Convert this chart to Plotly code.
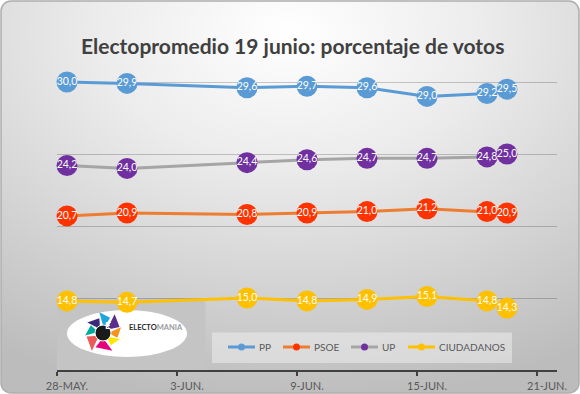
import base64
import math
import pandas as pd
import plotly.graph_objects as go

# ---------------- data ----------------
dates = ["2016-05-28", "2016-05-31", "2016-06-06", "2016-06-09",
         "2016-06-12", "2016-06-15", "2016-06-18", "2016-06-19"]
series_names = ["PP", "PSOE", "UP", "CIUDADANOS"]
pp = [30.0, 29.9, 29.6, 29.7, 29.6, 29.0, 29.2, 29.5]
psoe = [20.7, 20.9, 20.8, 20.9, 21.0, 21.2, 21.0, 20.9]
up = [24.2, 24.0, 24.4, 24.6, 24.7, 24.7, 24.8, 25.0]
ciudadanos = [14.8, 14.7, 15.0, 14.8, 14.9, 15.1, 14.8, 14.3]
tick_dates = ["2016-05-28", "2016-06-03", "2016-06-09", "2016-06-15", "2016-06-21"]
tick_labels = ["28-MAY.", "3-JUN.", "9-JUN.", "15-JUN.", "21-JUN."]
title_text = "Electopromedio 19 junio: porcentaje de votos"

values = [pp, psoe, up, ciudadanos]
line_colors = ["#5B9BD5", "#ED7D31", "#A5A5A5", "#FFC000"]
marker_colors = ["#5B9BD5", "#FF3300", "#7030A0", "#FFC000"]

# ---------------- geometry helpers ----------------
W_FIG, H_FIG = 580, 394
L, T, R, B = 57, 10, 23, 24
PW, PH = W_FIG - L - R, H_FIG - T - B


def px(x):
    return (x - L) / PW


def py(y):
    return (T + PH - y) / PH


# points sit in the middle of each day slot (Excel date axis)
xpts = pd.to_datetime(dates) + pd.Timedelta(hours=12)

fig = go.Figure()
for name, vals, lc, mc in zip(series_names, values, line_colors, marker_colors):
    fig.add_trace(go.Scatter(
        x=xpts, y=vals, name=name, mode="lines+markers+text",
        line=dict(color=lc, width=3),
        marker=dict(color=mc, size=21, line=dict(width=0)),
        text=[f"{v:.1f}".replace(".", ",") for v in vals],
        textposition="middle center",
        textfont=dict(color="white", size=10.5, family="Lato"),
        showlegend=False, cliponaxis=False, hoverinfo="skip",
    ))

# ---------------- background (radial gradient, rounded frame) ----------------
svg = f"""<svg xmlns='http://www.w3.org/2000/svg' width='{W_FIG}' height='{H_FIG}'>
<defs><radialGradient id='g' cx='0.5' cy='0.08' r='0.95' fx='0.5' fy='0.08'>
<stop offset='0' stop-color='#ffffff'/><stop offset='0.35' stop-color='#ececec'/>
<stop offset='1' stop-color='#bcbcbc'/></radialGradient></defs>
<rect x='1' y='1' width='{W_FIG-2}' height='{H_FIG-2}' rx='10' ry='10' fill='url(#g)' stroke='#adadad' stroke-width='1.5'/>
</svg>"""
src = "data:image/svg+xml;base64," + base64.b64encode(svg.encode()).decode()

shapes = []
annotations = []

# ---------------- logo block ----------------
shapes.append(dict(type="rect", xref="paper", yref="paper", layer="below",
                   x0=px(57), x1=px(205.5), y0=py(370), y1=py(298.5),
                   fillcolor="#c4c4c4", line=dict(width=0)))
shapes.append(dict(type="circle", xref="paper", yref="paper", layer="below",
                   x0=px(67), x1=px(187), y0=py(357), y1=py(310),
                   fillcolor="white", line=dict(width=0)))
cx, cy = 103, 333
petals = [(65, 100, 21, "#1ea5dc"), (20, 58, 22, "#5a2d8c"), (-18, 18, 19, "#f7941d"),
          (-58, -20, 18, "#ffe600"), (-118, -62, 20, "#e5007d"), (-168, -122, 21, "#ec5a5a"),
          (148, 188, 18, "#00a99d"), (104, 146, 19, "#3b2a7a")]
for a1, a2, r, col in petals:
    p0 = (cx + 5 * math.cos(math.radians((a1 + a2) / 2)), cy - 5 * math.sin(math.radians((a1 + a2) / 2)))
    p1 = (cx + r * 0.8 * math.cos(math.radians(a1)), cy - r * 0.8 * math.sin(math.radians(a1)))
    p2 = (cx + r * math.cos(math.radians(a2)), cy - r * math.sin(math.radians(a2)))
    path = f"M{px(p0[0])},{py(p0[1])} L{px(p1[0])},{py(p1[1])} L{px(p2[0])},{py(p2[1])} Z"
    shapes.append(dict(type="path", xref="paper", yref="paper", layer="below", path=path,
                       fillcolor=col, line=dict(width=0)))
shapes.append(dict(type="circle", xref="paper", yref="paper", layer="below",
                   x0=px(cx - 8), x1=px(cx + 8), y0=py(cy + 8), y1=py(cy - 8),
                   fillcolor="#1a1a1a", line=dict(color="white", width=1)))
annotations.append(dict(xref="paper", yref="paper", x=px(cx), y=py(cy), text="<b>E</b>",
                        showarrow=False, font=dict(color="white", size=10, family="Lato")))
annotations.append(dict(xref="paper", yref="paper", x=px(127), y=py(334), xanchor="left",
                        text="<b>ELECTO</b><span style='color:#9a9a9a'><b>MANIA</b></span>",
                        showarrow=False, font=dict(color="#2a2a2a", size=7.5, family="Lato")))

# ---------------- legend ----------------
shapes.append(dict(type="rect", xref="paper", yref="paper", layer="below",
                   x0=px(212), x1=px(512), y0=py(363), y1=py(332.5),
                   fillcolor="rgba(255,255,255,0.38)", line=dict(width=0)))
leg_x = [228, 283, 351, 408]
ly = 347
for name, lx, lc, mc in zip(series_names, leg_x, line_colors, marker_colors):
    shapes.append(dict(type="line", xref="paper", yref="paper", x0=px(lx), x1=px(lx + 27),
                       y0=py(ly), y1=py(ly), line=dict(color=lc, width=3)))
    shapes.append(dict(type="circle", xref="paper", yref="paper",
                       x0=px(lx + 10), x1=px(lx + 17), y0=py(ly + 3.5), y1=py(ly - 3.5),
                       fillcolor=mc, line=dict(width=0)))
    annotations.append(dict(xref="paper", yref="paper", x=px(lx + 28.5), y=py(ly),
                            xanchor="left", yanchor="middle", text=name, showarrow=False,
                            font=dict(color="#595959", size=10, family="Lato")))

# ---------------- title ----------------
annotations.append(dict(xref="paper", yref="paper", x=px(292.8), y=py(46), text=f"<b>{title_text}</b>",
                        showarrow=False, xanchor="center", yanchor="middle",
                        font=dict(color="#404040", size=21, family="Lato")))

# invisible helper trace so the label axis is active
fig.add_trace(go.Scatter(x=[xpts[0]], y=[None], xaxis="x2", yaxis="y", showlegend=False,
                         hoverinfo="skip", mode="markers"))

fig.update_layout(
    width=W_FIG, height=H_FIG, autosize=False,
    margin=dict(l=L, r=R, t=T, b=B, pad=0),
    paper_bgcolor="white", plot_bgcolor="rgba(0,0,0,0)",
    images=[dict(source=src, xref="paper", yref="paper", x=px(0), y=py(0),
                 sizex=W_FIG / PW, sizey=H_FIG / PH, xanchor="left", yanchor="top",
                 sizing="stretch", layer="below")],
    shapes=shapes, annotations=annotations,
    xaxis=dict(type="date", range=["2016-05-28", "2016-06-22"],
               tickvals=tick_dates, showticklabels=False,
               showgrid=False, zeroline=False, showline=True, linecolor="#404040", linewidth=1.5,
               ticks="outside", ticklen=4, tickwidth=1.5, tickcolor="#404040", automargin=False),
    xaxis2=dict(type="date", overlaying="x", matches="x", anchor="y", side="bottom",
                tickvals=tick_dates, ticktext=tick_labels, ticklabelshift=10,
                showgrid=False, zeroline=False, showline=False,
                ticks="outside", ticklen=6, tickcolor="rgba(0,0,0,0)", automargin=False,
                tickfont=dict(color="#595959", size=11, family="Lato")),
    yaxis=dict(range=[10, 35], dtick=5, tick0=10, showticklabels=False, ticks="",
               showgrid=True, gridcolor="rgba(0,0,0,0.2)", gridwidth=1, zeroline=False,
               showline=False, automargin=False),
    showlegend=False,
)

fig.write_html("out.html", config={"displayModeBar": False},
               post_script="document.body.style.margin='0';document.body.style.overflow='hidden';")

· · · · · · ·

TASK BRIEF:
Reproduce only the lines from the beginning of the data through the line that contains "import plotly.graph_objects as go", both included, and please drop the pictures.

EXERCISE ANSWER:
Convert this chart to Plotly code.
import base64
import math
import pandas as pd
import plotly.graph_objects as go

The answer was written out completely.